Opinion
KA 04-00885.
December 22, 2005.
Appeal from a judgment of the Supreme Court, Erie County (Richard C. Kloch, Sr., A.J.), rendered March 19, 2004. The judgment convicted defendant, upon his plea of guilty, of attempted criminal possession of a weapon in the third degree.
Present: Scudder, J.P., Kehoe, Martoche, Smith and Pine, JJ.
It is hereby ordered that the judgment so appealed from be and the same hereby is unanimously affirmed.

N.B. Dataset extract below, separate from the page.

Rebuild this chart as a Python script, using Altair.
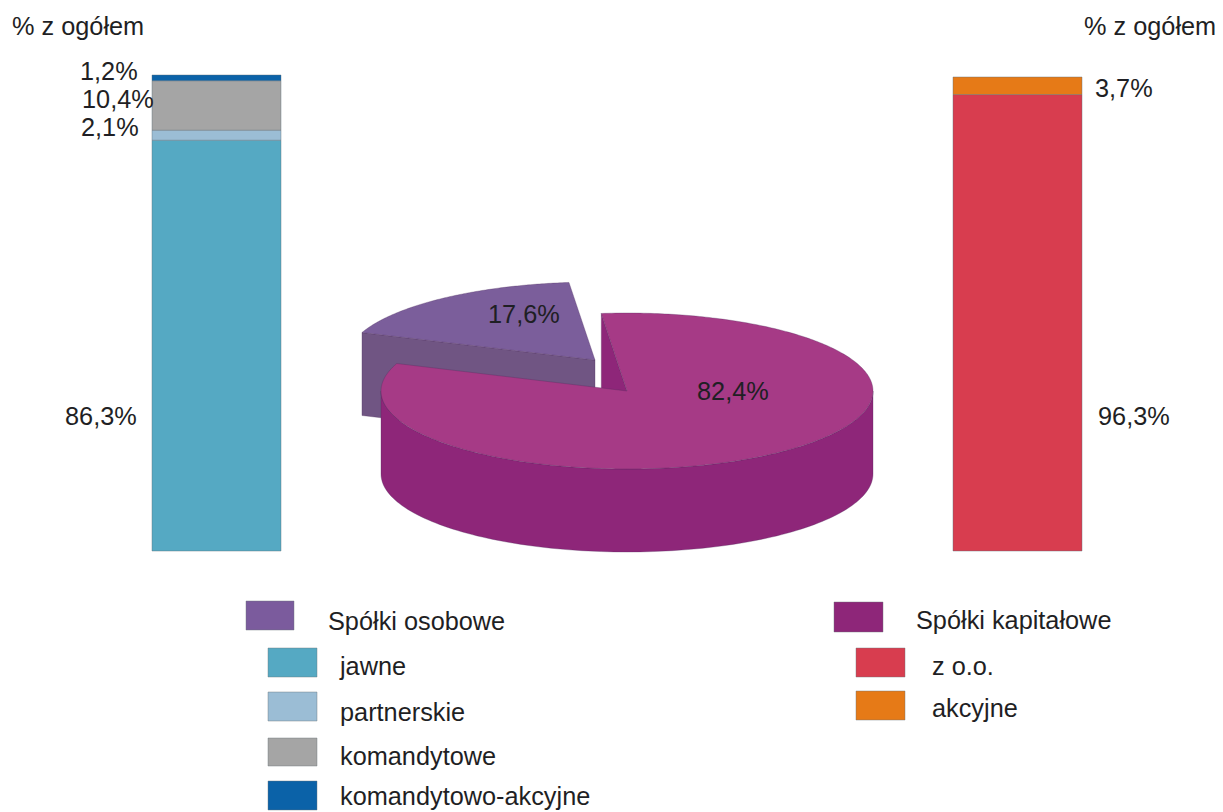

Memorandum: Defendant appeals from a judgment convicting him upon his plea of guilty of attempted criminal possession of a weapon in the third degree (Penal Law §§ 110.00, 265.02). Defendant moved to withdraw his plea on a ground different from that raised on appeal, and thus defendant's present contention that the plea was not knowing, intelligent and voluntary is not preserved for our review ( see People v. Mackey, 77 NY2d 846, 847; see generally People v. Ali, 96 NY2d 840, 841). Defendant further contends that Supreme Court erred in failing to make further inquiry concerning a potential defense under Penal Law § 265.20 (a) (3). We reject that contention. Because defendant pleaded guilty to a lesser crime than that charged, a factual basis for the plea was not required ( see People v. McCorkle, 298 AD2d 848, lv denied 99 NY2d 561). In any event, we note that defendant's factual recitation did not indicate that defendant had such a potential defense, and thus the court had no duty to make further inquiry into such a defense ( see generally People v. Lopez, 71 NY2d 662, 666).